Lewis S. Judd and David Hone open the Marine Lumber Company on the St. Croix River.

This Day in Minnesota History

August 23, 1899

Interurban streetcar service between St. Paul and Stillwater begins. The ride costs thirty cents and lasts about an hour and fifteen minutes.

This Day in Minnesota History

August 23, 1862

Twenty-four townspeople are killed at the second Battle of New Ulm during the US–Dakota War of 1862. Although the Dakota come close to victory, the barricaded defenders, led by Judge Charles E. Flandrau, manage to hold the town's center. Among the dead is Captain William Dodd, who had founded St. Peter in 1853 and laid out the Dodd Road from St. Paul to Mankato.

This Day in Minnesota History

August 22, 1888

The Minnesota [Farmers'] Alliance and the Knights of Labor hold a conference to organize the Farm and Labor Party, nominating Ignatius Donnelly as their gubernatorial candidate. Donnelly, however, withdrew from the race, and the nascent party collapsed.

This Day in Minnesota History

August 21, 1965

The Beatles perform at Metropolitan Stadium to an estimated crowd of 4,000 teenagers, mostly young women, turning the event into what one writer described as "Shrieksville, USA." With the continued popularity of Beatles's recordings long after their breakup in 1970, the irony of early panning is shown in sharp relief by a Pioneer Press comment on the performance: "The Twin Cities was visited Saturday by some strange citizens from another world.

This Day in Minnesota History

August 21, 1883

A tornado sweeps through Dodge County, killing five, and then lands in Rochester, killing thirty-one. Mother Alfred Moes and the Sisters of St. Francis convert their school into an emergency hospital, with Dr. William Mayo supervising. Realizing the need for a permanent hospital in the city, Moes establishes St. Mary's Hospital on October 1, 1889. This facility would evolve into the Mayo Clinic.

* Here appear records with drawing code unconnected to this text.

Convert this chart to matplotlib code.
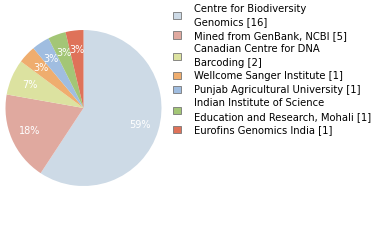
import matplotlib
matplotlib.use("Agg")
import matplotlib.pyplot as plt
from matplotlib.patches import Patch

# data
labels = [
    "Centre for Biodiversity\nGenomics [16]",
    "Mined from GenBank, NCBI [5]",
    "Canadian Centre for DNA\nBarcoding [2]",
    "Wellcome Sanger Institute [1]",
    "Punjab Agricultural University [1]",
    "Indian Institute of Science\nEducation and Research, Mohali [1]",
    "Eurofins Genomics India [1]",
]
counts = [16, 5, 2, 1, 1, 1, 1]
colors = ["#cddae6", "#e0a99f", "#dce2a0", "#efad6e", "#a0bde0", "#a3c676", "#df7259"]

fig = plt.figure(figsize=(3.8, 2.4), dpi=100)
ax = fig.add_axes([5.5 / 380, 1 - 186 / 240, 156 / 380, 156 / 240])

wedges, texts, autotexts = ax.pie(
    counts, colors=colors, startangle=90, counterclock=False,
    autopct=lambda p: "%d%%" % int(p), pctdistance=0.75,
    wedgeprops=dict(linewidth=0), radius=1.0,
    textprops=dict(color="white", fontsize=7),
)
ax.set_xlim(-1, 1)
ax.set_ylim(-1, 1)
ax.set_aspect("equal")
ax.axis("off")

handles = [Patch(facecolor=c, edgecolor="#777777", linewidth=0.6) for c in colors]
leg = fig.legend(handles, labels, loc="upper left", bbox_to_anchor=(173 / 380, 1 - 3.5 / 240),
                 frameon=False, fontsize=7.2, handlelength=0.75, handleheight=0.75,
                 labelspacing=0.35, handletextpad=1.3, borderaxespad=0, borderpad=0)
for t in leg.get_texts():
    t.set_linespacing(1.45)

fig.savefig("out.png", dpi=100)
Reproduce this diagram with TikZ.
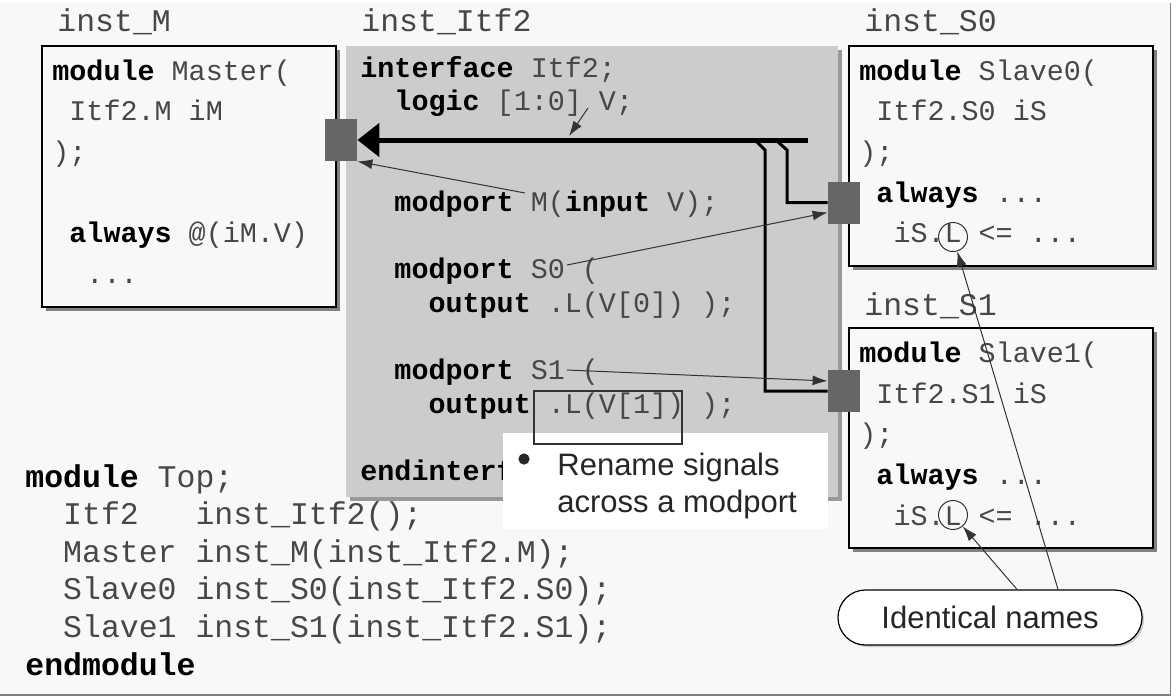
\documentclass[tikz,border=0pt]{standalone}
\usepackage{fontspec}
\setmainfont{Liberation Sans}
\setmonofont{Liberation Mono}
\usetikzlibrary{arrows.meta,shadows}
\definecolor{bgc}{HTML}{F8F8F8}
\definecolor{itfc}{HTML}{CCCCCC}
\definecolor{itfshd}{HTML}{999999}
\definecolor{boxshd}{HTML}{808080}
\definecolor{portc}{HTML}{666666}
\newcommand\kw[1]{\textbf{\color{black}#1}}
\newcommand\tdots{...}
\newcommand\codefont{\ttfamily\fontsize{14.2pt}{17pt}\selectfont}
\newcommand\topfont{\ttfamily\fontsize{15.75pt}{19pt}\selectfont}
\newcommand\notefont{\fontsize{15.5pt}{18.5pt}\selectfont}

\begin{document}
\begin{tikzpicture}[x=0.5pt,y=-0.5pt,
    codeln/.style={anchor=base west,inner sep=0pt,font=\codefont,text=black!72},
    topln/.style={anchor=base west,inner sep=0pt,font=\topfont,text=black!72},
    modbox/.style={draw=black,line width=0.8pt,fill=bgc,
      drop shadow={shadow xshift=2pt,shadow yshift=-2pt,fill=boxshd,opacity=1}},
    port/.style={fill=portc,minimum width=16pt,minimum height=21pt,inner sep=0pt},
    bus/.style={line width=2.5pt,-{Triangle[length=11pt,width=16.5pt]}},
    branch/.style={line width=1.5pt},
    ptr/.style={line width=0.5pt,draw=black!80,-{Latex[length=7.5pt,width=5pt]}},
    sig/.style={circle,draw=black!80,line width=0.5pt,minimum size=14.5pt,inner sep=0pt}]
    \useasboundingbox (0,0) rectangle (1176,696);
    \fill[bgc] (0,3) rectangle (1170.5,695);
    \draw[gray,line width=0.8pt] (1170.5,3) -- (1170.5,695) -- (0,695);

    % boxes
    \draw[modbox] (42,46) rectangle (336,307);
    \fill[itfshd] (350,50) rectangle (842,501);
    \fill[itfc] (346,46) rectangle (838,497);
    \draw[modbox] (849,46) rectangle (1153,266);
    \draw[modbox] (849,328) rectangle (1153,548);

    % instance names
    \node[topln] (lM) at (57,32) {inst\_M};
    \node[topln] (lI) at (361,32) {inst\_Itf2};
    \node[topln] (lS0) at (864,32) {inst\_S0};
    \node[topln] (lS1) at (864,315) {inst\_S1};

    % code
    \foreach \txt [count=\i] in {{\kw{module} Master(}, {\ Itf2.M iM}, {);}, {}, {\ \kw{always} @(iM.V)}, {\ \ \tdots}}
      \node[codeln] (mst\i) at (52,{80+40.7*(\i-1)}) {\txt};
    \foreach \txt [count=\i] in {{\kw{interface} Itf2;}, {\ \ \kw{logic} [1:0] V;}, {}, {}, {\ \ \kw{modport} M(\kw{input} V);}, {}, {\ \ \kw{modport} S0 (}, {\ \ \ \ \kw{output} .L(V[0]) );}, {}, {\ \ \kw{modport} S1 (}, {\ \ \ \ \kw{output} .L(V[1]) );}, {}, {\kw{endinterface}}}
      \node[codeln] (itf\i) at (360,{77+33.6*(\i-1)}) {\txt};
    \foreach \k/\y in {0/80, 1/362.5} {
      \foreach \txt [count=\i] in {{\kw{module} Slave\k(}, {\ Itf2.S\k\ iS}, {);}, {\ \kw{always} \tdots}, {\ \ iS.L <= \tdots}}
        \node[codeln] (s\k-\i) at (859,{\y+40.7*(\i-1)}) {\txt};
    }
    \foreach \txt [count=\i] in {{\kw{module} Top;}, {\ \ Itf2\ \ \ inst\_Itf2();}, {\ \ Master inst\_M(inst\_Itf2.M);}, {\ \ Slave0 inst\_S0(inst\_Itf2.S0);}, {\ \ Slave1 inst\_S1(inst\_Itf2.S1);}, {\kw{endmodule}}}
      \node[topln] (top\i) at (25,{487+37.6*(\i-1)}) {\txt};

    \node[sig] (L0) at (953,237) {};
    \node[sig] (L1) at (953,515) {};

    % ports and bus
    \node[port] (pM) at (341,140) {};
    \node[port] (pS0) at (844,202.5) {};
    \node[port] (pS1) at (844,391) {};
    \coordinate (busR) at (808,140);
    \coordinate (tap1) at (757,142);
    \coordinate (tap2) at (778,142);
    \draw[bus] (busR) -- (pM.east);
    \draw[branch] (tap1) -- ++(8,8) |- (pS1.west);
    \draw[branch] (tap2) -- ++(9,8) |- (pS0.west);

    \coordinate (vV) at (588,108);
    \coordinate (vBus) at (569,136);
    \coordinate (mM) at (525,193);
    \coordinate (mS0) at (567,265);
    \coordinate (mS1) at (567,370);
    \draw[ptr] (vV) -- (vBus);
    \draw[ptr] (mM) -- (pM.south east);
    \draw[ptr] (mS0) -- ([yshift=-5pt]pS0.west);
    \draw[ptr] (mS1) -- ([yshift=5pt]pS1.west);

    % note
    \fill[white] (503,433) rectangle (828,529);
    \fill[black!85] (524,459) circle (2.8pt);
    \node[anchor=base west,inner sep=0pt,font=\notefont,text=black!85] (rn1) at (557,475) {Rename signals};
    \node[anchor=base west,inner sep=0pt,font=\notefont,text=black!85] (rn2) at (557,512) {across a modport};
    \draw[line width=0.6pt,black!80] (534,391) rectangle (682,444);

    \node[draw,line width=0.6pt,fill=white,rounded corners=13.7pt,minimum width=152pt,minimum height=27.5pt,
      font=\notefont,text=black!85,
      drop shadow={shadow xshift=1pt,shadow yshift=-1pt,fill=black!20,opacity=1}] (idn) at (990,617.5) {Identical names};
    \draw[ptr] ([xshift=13.5pt]idn.north) -- (L1);
    \draw[ptr] ([xshift=34pt]idn.north) -- (L0);
\end{tikzpicture}
\end{document}
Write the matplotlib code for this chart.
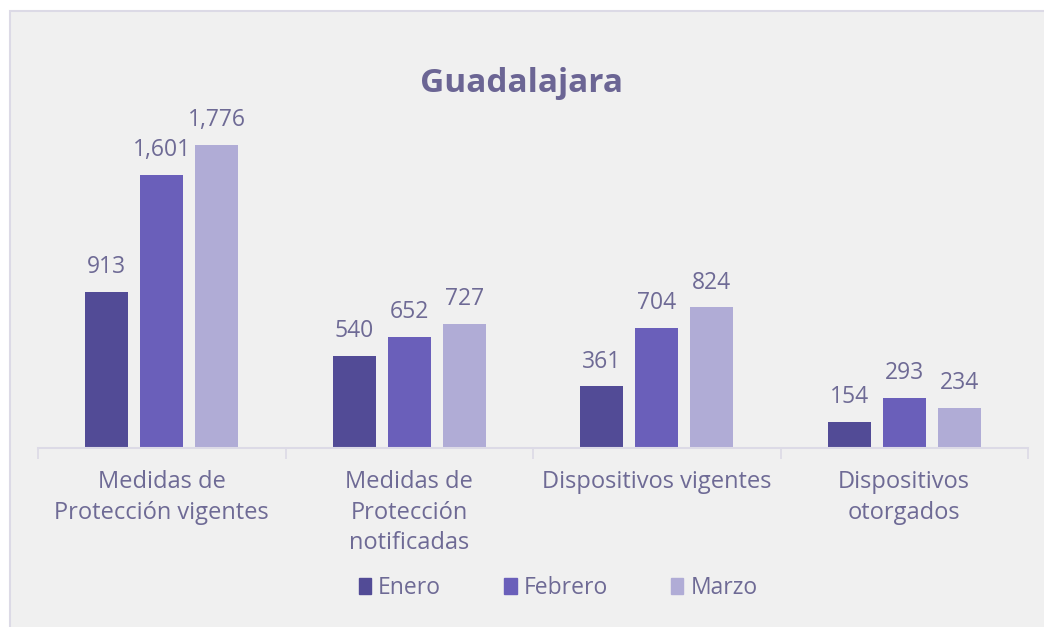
import matplotlib
matplotlib.use("Agg")
import matplotlib.pyplot as plt
import numpy as np
from matplotlib.patches import Rectangle

categories = ["Medidas de\nProtección vigentes", "Medidas de\nProtección\nnotificadas",
              "Dispositivos vigentes", "Dispositivos\notorgados"]
series_names = ["Enero", "Febrero", "Marzo"]
enero = [913, 540, 361, 154]
febrero = [1601, 652, 704, 293]
marzo = [1776, 727, 824, 234]
colors = ["#524b96", "#6a5fba", "#b0acd6"]
text_color = "#6e6a95"

plt.rcParams['font.family'] = ['Open Sans', 'DejaVu Sans']

W, H = 1044, 627
fig = plt.figure(figsize=(W/100, H/100), dpi=100)
fig.patch.set_facecolor("white")
# panel
fig.patches.append(Rectangle((10/W, -0.05), (W)/W, (H-11)/H + 0.05, transform=fig.transFigure,
                             facecolor="#f0f0f0", edgecolor="#dcdae6", linewidth=1.5, zorder=-5))

ax_left, ax_right = 38/W, 1028/W
ax_bottom = 1 - 448/H
ymax = 2000
px_per_unit = 0.1706
ax_top_px = 448 - ymax*px_per_unit
ax = fig.add_axes([ax_left, ax_bottom, ax_right-ax_left, (448-ax_top_px)/H])
ax.set_facecolor("none")
ax.set_zorder(2)

x = np.arange(len(categories))
width = 0.174
offset = 0.222
for i, (vals, c) in enumerate(zip([enero, febrero, marzo], colors)):
    pos = x + (i-1)*offset
    ax.bar(pos, vals, width=width, color=c, label=series_names[i], zorder=2)
    for p, v in zip(pos, vals):
        ax.text(p, v + 75, f"{v:,}", ha="center", va="bottom", fontsize=16.5,
                color=text_color)

ax.set_xlim(-0.5, len(categories)-0.5)
ax.set_ylim(0, ymax)
for s in ["top", "right", "left"]:
    ax.spines[s].set_visible(False)
ax.spines["bottom"].set_color("#dcdae6")
ax.spines["bottom"].set_linewidth(1.5)
ax.set_yticks([])
ax.set_xticks(np.arange(-0.5, len(categories)), minor=False)
ax.set_xticklabels([])
ax.tick_params(axis="x", length=8, color="#dcdae6", width=1.2)
for xi, cat in zip(x, categories):
    ax.text(xi, -130, cat, ha="center", va="top", fontsize=17, color=text_color,
            linespacing=1.37)

fig.text(0.5, 1 - 84/H, "Guadalajara", ha="center", va="center", fontsize=24,
         fontweight="bold", color="#6b6594")

handles = [Rectangle((0, 0), 1, 1, color=c) for c in colors]
fig.legend(handles, series_names, loc="center", bbox_to_anchor=(558/W, 1 - 588/H),
           ncol=3, frameon=False, fontsize=16.5, labelcolor=text_color,
           handlelength=0.55, handleheight=0.75, handletextpad=0.3, columnspacing=2.75)

fig.savefig("out.png", dpi=100)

This Day in Minnesota History

August 21, 1860

A group of abolitionists in Minneapolis persuades Judge Charles E. Vanderburgh to issue a writ of habeas corpus or an order to bring to court Eliza Winston, an enslaved woman of a visiting southern family. Vanderburgh then declares her to be free, as she is living in a free state. Her freedom provides a boost to the antislavery cause at the same time that it discourages Southerners from traveling to Minnesota, much to the dismay of the state's tourism industry.

This Day in Minnesota History

August 18, 1993

Dan and Steve Buettner of Roseville complete the first north-to-south bicycle ride across Africa. They set their rear wheels in the Mediterranean Sea 272 days and 11,836 miles before rolling their front wheels into the Indian Ocean. In addition to such natural obstacles as the Sahara Desert, jungles, and mountains, the men faced malaria, civil war, thieves, and a lack of supplies.

This Day in Minnesota History

August 26, 1731

Frenchman Pierre La Verendrye and his voyageurs land at Grand Portage to begin a fur-trading expedition into the region west of the Great Lakes. La Verendrye eventually establishes a trading post, Fort St. Charles, on Lake of the Woods.

This Day in Minnesota History

January 16, 1955

Mary Grant, the youngest of Sauk Centre's fabled Grant Sisters, is born. She later played the French horn in venues around the world.